I usually don’t write about things for which I don’t have all the facts, but I think the recent problems involving the loss of natural gas service throughout many areas of New Mexico and the subsequent backlash is one topic that demands some speculation.
Before getting into this, it is important to note that politicians are the first to cry “foul” when instances of “price gouging” come to light. Price gouging simply involves raising the price of a specific good when supplies are extremely tight. While this may sound cruel, it also signals that distribution of the limited good should be allocated to those who are most willing to pay for it.
The problem for New Mexico gas is that there is currently no way to price gas in a time and supply sensitive way.

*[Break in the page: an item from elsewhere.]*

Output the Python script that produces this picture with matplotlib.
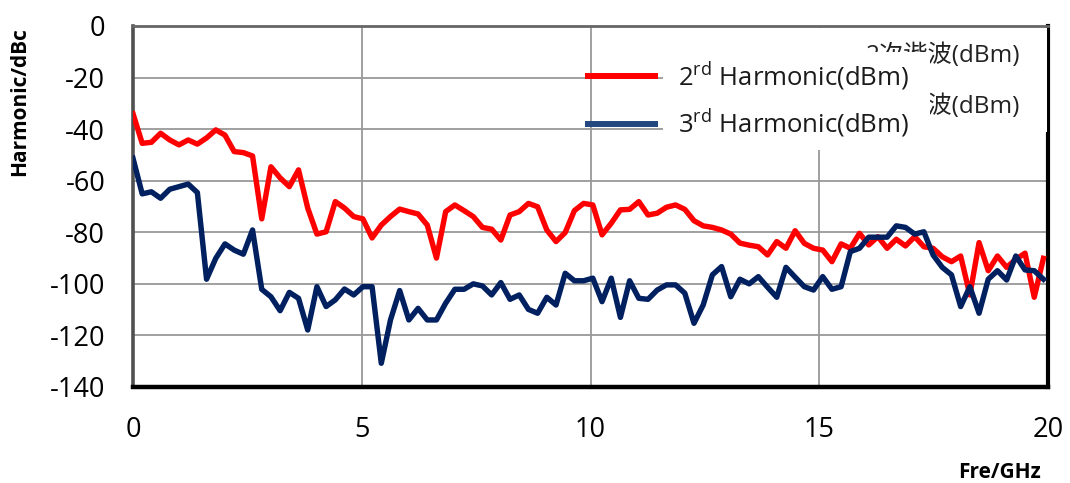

It is all handled through the PRC.
But what if customers had the benefit of real-time pricing data? Once that meter started to jump, customers could have drastically cut back on usage. My family, hearing of the shortages, made sure to start a nice, hot fire in the fire place. Could more New Mexicans have done this if pricing signals encouraged them to do so? At this point, all we can do is speculate.
However, the technology for real-time pricing is available. In a free market (admittedly this is somewhat difficult in the utility sector, but I believe it can be done or we can at least move toward it), utilities would have a strong incentive to increase usage at off-peak times and reduce usage at peak times. Pricing is the best mechanism for doing this.